WHAT IS EXPECTED: The line holding "const yMinorValues = [12.5, 13.5, 14.5, 15.5, 16.5];" is the last one to output; start at the first line of the data, keep every line in between exactly, and leave out pictures.

_ _ _ _ _ _ _

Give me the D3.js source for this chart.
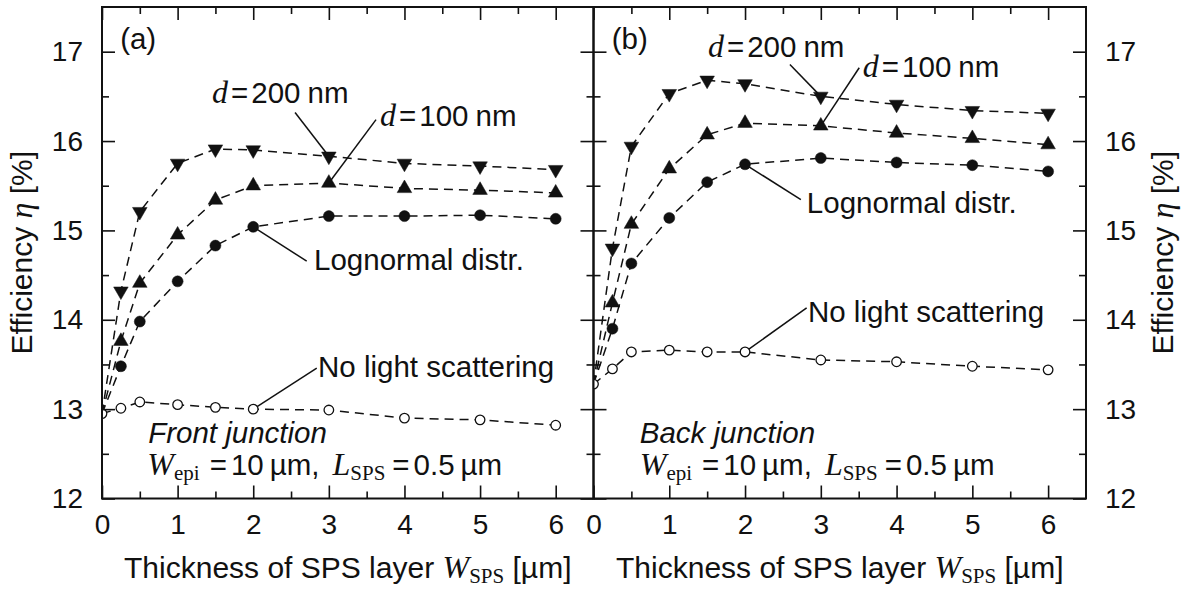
<!DOCTYPE html>
<html>
<head>
<meta charset="utf-8">
<script src="https://cdn.jsdelivr.net/npm/d3@7"></script>
<style>
  body { margin: 0; background: #fff; }
  svg { display: block; }
  text { fill: #111; }
</style>
</head>
<body>
<svg id="chart" width="1189" height="590"></svg>
<script>
// SPS layer thickness (µm) at which efficiency was computed
const thickness = [0, 0.25, 0.5, 1, 1.5, 2, 3, 4, 5, 6];
const xTickValues = [0, 1, 2, 3, 4, 5, 6];
const xMinorValues = [0.5, 1.5, 2.5, 3.5, 4.5, 5.5];
const yTickValues = [12, 13, 14, 15, 16, 17];
const yMinorValues = [12.5, 13.5, 14.5, 15.5, 16.5];

// (a) front junction, efficiency in %
const frontD200 = [12.95, 14.32, 15.21, 15.75, 15.91, 15.90, 15.83, 15.75, 15.72, 15.68];
const frontD100 = [12.95, 13.76, 14.41, 14.95, 15.34, 15.50, 15.53, 15.47, 15.45, 15.42];
const frontLognormal = [12.95, 13.48, 13.98, 14.43, 14.83, 15.04, 15.16, 15.16, 15.17, 15.13];
const frontNoScatter = [12.95, 13.01, 13.08, 13.05, 13.02, 13.00, 12.99, 12.90, 12.88, 12.82];

// (b) back junction, efficiency in %
const backD200 = [13.28, 14.80, 15.94, 16.53, 16.68, 16.64, 16.50, 16.41, 16.34, 16.31];
const backD100 = [13.28, 14.19, 15.07, 15.69, 16.07, 16.20, 16.17, 16.09, 16.03, 15.96];
const backLognormal = [13.28, 13.90, 14.63, 15.14, 15.54, 15.74, 15.81, 15.76, 15.73, 15.66];
const backNoScatter = [13.28, 13.45, 13.64, 13.66, 13.64, 13.64, 13.55, 13.53, 13.48, 13.44];

const xDomain = [0, 6.5];
const yDomain = [12, 17.5];

const sans = "'Liberation Sans', Arial, Helvetica, sans-serif";
const serif = "'Liberation Serif', 'Times New Roman', serif";
const tickSize = 28;
const textSize = 29.5;
const mathSize = 32;
const subSize = 21;

const svg = d3.select("#chart");
const plotTop = 7, plotBottom = 498.5;

const panels = [
  {
    id: "a", left: 102, right: 593.5, tag: "(a)", junction: "Front junction",
    series: [
      { values: frontD200, marker: "down" },
      { values: frontD100, marker: "up" },
      { values: frontLognormal, marker: "dot" },
      { values: frontNoScatter, marker: "open" }
    ],
    notes: [
      { label: "d200", at: [1.455, 16.43], from: [2.553, 16.32], to: [3, 1] },
      { label: "d100", at: [3.677, 16.166], from: [3.624, 16.24], to: [3, 2] },
      { label: "logn", at: [2.804, 14.56], from: [2.707, 14.656], to: [2, 3] },
      { label: "none", at: [2.857, 13.362], from: [2.84, 13.46], to: [2, 4] }
    ],
    tagAt: [0.24, 17.03], juncAt: [0.61, 12.62], paramAt: [0.6, 12.26],
    labelLeft: true
  },
  {
    id: "b", left: 593.5, right: 1086, tag: "(b)", junction: "Back junction",
    series: [
      { values: backD200, marker: "down" },
      { values: backD100, marker: "up" },
      { values: backLognormal, marker: "dot" },
      { values: backNoScatter, marker: "open" }
    ],
    notes: [
      { label: "d200", at: [1.51, 16.943], from: [2.592, 16.857], to: [3, 1] },
      { label: "d100", at: [3.555, 16.715], from: [3.507, 16.82], to: [3, 2] },
      { label: "logn", at: [2.816, 15.2], from: [2.737, 15.345], to: [2, 3] },
      { label: "none", at: [2.83, 13.98], from: [2.813, 14.134], to: [2, 4] }
    ],
    tagAt: [0.24, 17.03], juncAt: [0.61, 12.62], paramAt: [0.61, 12.26],
    labelLeft: false
  }
];

// text pieces: math symbols in serif italic, subscripts in small serif
const noteText = {
  d200: [{ t: "d", math: true }, { t: "=", dx: 3 }, { t: "200", dx: 3 }, { t: "nm", dx: 7 }],
  d100: [{ t: "d", math: true }, { t: "=", dx: 3 }, { t: "100", dx: 3 }, { t: "nm", dx: 7 }],
  logn: [{ t: "Lognormal distr." }],
  none: [{ t: "No light scattering" }]
};
const paramText = [
  { t: "W", math: true }, { t: "epi", sub: true }, { t: "=", dx: 10 }, { t: "10", dx: 4 },
  { t: "µm", dx: 6 }, { t: "," }, { t: "L", math: true, dx: 13 }, { t: "SPS", sub: true },
  { t: "=", dx: 7 }, { t: "0.5", dx: 4 }, { t: "µm", dx: 6 }
];
const xTitleText = [
  { t: "Thickness of SPS layer " }, { t: "W", math: true }, { t: "SPS", sub: true }, { t: " [µm]" }
];
const yTitleText = [{ t: "Efficiency " }, { t: "η", math: true }, { t: " [%]" }];

function richText(sel, segs) {
  let shift = 0;
  segs.forEach(s => {
    const ts = sel.append("tspan").text(s.t);
    if (s.math) ts.attr("font-family", serif).attr("font-style", "italic").attr("font-size", mathSize);
    if (s.sub) {
      ts.attr("font-family", serif).attr("font-size", subSize).attr("dy", 5);
      shift = 5;
    } else if (shift) {
      ts.attr("dy", -shift);
      shift = 0;
    }
    if (s.dx) ts.attr("dx", s.dx);
  });
  return sel;
}

const markerPath = {
  down: d3.symbol(d3.symbolTriangle, 92)(),
  up: d3.symbol(d3.symbolTriangle, 92)(),
  dot: d3.symbol(d3.symbolCircle, 95)(),
  open: d3.symbol(d3.symbolCircle, 72)()
};

panels.forEach(p => {
  const x = d3.scaleLinear().domain(xDomain).range([p.left, p.right]);
  const y = d3.scaleLinear().domain(yDomain).range([plotBottom, plotTop]);
  const g = svg.append("g").attr("font-family", sans).attr("font-size", textSize);

  const clipId = "clip-" + p.id;
  g.append("clipPath").attr("id", clipId)
    .append("rect")
    .attr("x", p.left).attr("y", plotTop)
    .attr("width", p.right - p.left).attr("height", plotBottom - plotTop);

  const plot = g.append("g").attr("clip-path", `url(#${clipId})`);

  // dashed curves
  const line = d3.line().x((d, i) => x(thickness[i])).y(d => y(d));
  p.series.forEach(s => {
    plot.append("path")
      .attr("d", line(s.values))
      .attr("fill", "none")
      .attr("stroke", "#111")
      .attr("stroke-width", 1.5)
      .attr("stroke-dasharray", "9,6");
  });

  // leader lines from labels to their curve
  p.notes.forEach(n => {
    const s = p.series[n.to[1] - 1];
    const i = thickness.indexOf(n.to[0]);
    plot.append("line")
      .attr("x1", x(n.from[0])).attr("y1", y(n.from[1]))
      .attr("x2", x(thickness[i])).attr("y2", y(s.values[i]))
      .attr("stroke", "#111").attr("stroke-width", 1.5);
  });

  // markers (filled series share the bare-cell starting point)
  p.series.forEach(s => {
    const pts = s.values.map((v, i) => ({ x: thickness[i], v, i }))
      .filter(d => s.marker === "open" || d.i > 0);
    plot.selectAll(null).data(pts).enter().append("path")
      .attr("d", markerPath[s.marker])
      .attr("transform", d => `translate(${x(d.x)},${y(d.v)})` + (s.marker === "down" ? " rotate(180)" : ""))
      .attr("fill", s.marker === "open" ? "#fff" : "#111")
      .attr("stroke", "#111")
      .attr("stroke-width", s.marker === "open" ? 1.3 : 0.5);
  });

  // axes with inward ticks on all four sides
  const styleAxis = a => {
    a.select(".domain").remove();
    a.selectAll(".tick line").attr("stroke", "#111").attr("stroke-width", 1.6);
    a.selectAll("text").attr("font-family", sans).attr("font-size", tickSize).attr("fill", "#111");
  };
  g.append("g").attr("transform", `translate(0,${plotBottom})`)
    .call(d3.axisBottom(x).tickValues(xTickValues).tickSize(-13).tickPadding(16).tickFormat(d3.format("d")))
    .call(styleAxis);
  g.append("g").attr("transform", `translate(0,${plotBottom})`)
    .call(d3.axisBottom(x).tickValues(xMinorValues).tickSize(-7).tickFormat(""))
    .call(styleAxis);
  g.append("g").attr("transform", `translate(0,${plotTop})`)
    .call(d3.axisTop(x).tickValues(xTickValues).tickSize(-13).tickFormat(""))
    .call(styleAxis);
  g.append("g").attr("transform", `translate(0,${plotTop})`)
    .call(d3.axisTop(x).tickValues(xMinorValues).tickSize(-7).tickFormat(""))
    .call(styleAxis);
  g.append("g").attr("transform", `translate(${p.left},0)`)
    .call(d3.axisLeft(y).tickValues(yTickValues).tickSize(-13).tickPadding(19)
      .tickFormat(p.labelLeft ? d3.format("d") : ""))
    .call(styleAxis);
  g.append("g").attr("transform", `translate(${p.left},0)`)
    .call(d3.axisLeft(y).tickValues(yMinorValues).tickSize(-7).tickFormat(""))
    .call(styleAxis);
  g.append("g").attr("transform", `translate(${p.right},0)`)
    .call(d3.axisRight(y).tickValues(yTickValues).tickSize(-13).tickPadding(19)
      .tickFormat(p.labelLeft ? "" : d3.format("d")))
    .call(styleAxis);
  g.append("g").attr("transform", `translate(${p.right},0)`)
    .call(d3.axisRight(y).tickValues(yMinorValues).tickSize(-7).tickFormat(""))
    .call(styleAxis);

  // frame
  g.append("rect")
    .attr("x", p.left).attr("y", plotTop)
    .attr("width", p.right - p.left).attr("height", plotBottom - plotTop)
    .attr("fill", "none").attr("stroke", "#111").attr("stroke-width", 2);

  // panel tag and annotations
  g.append("text").attr("x", x(p.tagAt[0])).attr("y", y(p.tagAt[1])).text(p.tag);
  p.notes.forEach(n => {
    richText(g.append("text").attr("x", x(n.at[0])).attr("y", y(n.at[1])), noteText[n.label]);
  });
  g.append("text").attr("x", x(p.juncAt[0])).attr("y", y(p.juncAt[1]))
    .attr("font-style", "italic").text(p.junction);
  richText(g.append("text").attr("x", x(p.paramAt[0])).attr("y", y(p.paramAt[1])), paramText);

  // axis titles
  richText(g.append("text")
    .attr("x", (p.left + p.right) / 2).attr("y", 578)
    .attr("font-size", 30)
    .attr("text-anchor", "middle"), xTitleText);

  const yTitleX = p.labelLeft ? 32 : 1173;
  richText(g.append("text")
    .attr("transform", `translate(${yTitleX},${(plotTop + plotBottom) / 2}) rotate(-90)`)
    .attr("font-size", 30)
    .attr("text-anchor", "middle"), yTitleText);
});
</script>
</body>
</html>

_ _ _ _ _ _ _

EXPECTED OUTPUT:
Give me the D3.js source for this chart.
<!DOCTYPE html>
<html>
<head>
<meta charset="utf-8">
<script src="https://cdn.jsdelivr.net/npm/d3@7"></script>
<style>
  body { margin: 0; background: #fff; }
  svg { display: block; }
  text { fill: #111; }
</style>
</head>
<body>
<svg id="chart" width="1189" height="590"></svg>
<script>
// SPS layer thickness (µm) at which efficiency was computed
const thickness = [0, 0.25, 0.5, 1, 1.5, 2, 3, 4, 5, 6];
const xTickValues = [0, 1, 2, 3, 4, 5, 6];
const xMinorValues = [0.5, 1.5, 2.5, 3.5, 4.5, 5.5];
const yTickValues = [12, 13, 14, 15, 16, 17];
const yMinorValues = [12.5, 13.5, 14.5, 15.5, 16.5];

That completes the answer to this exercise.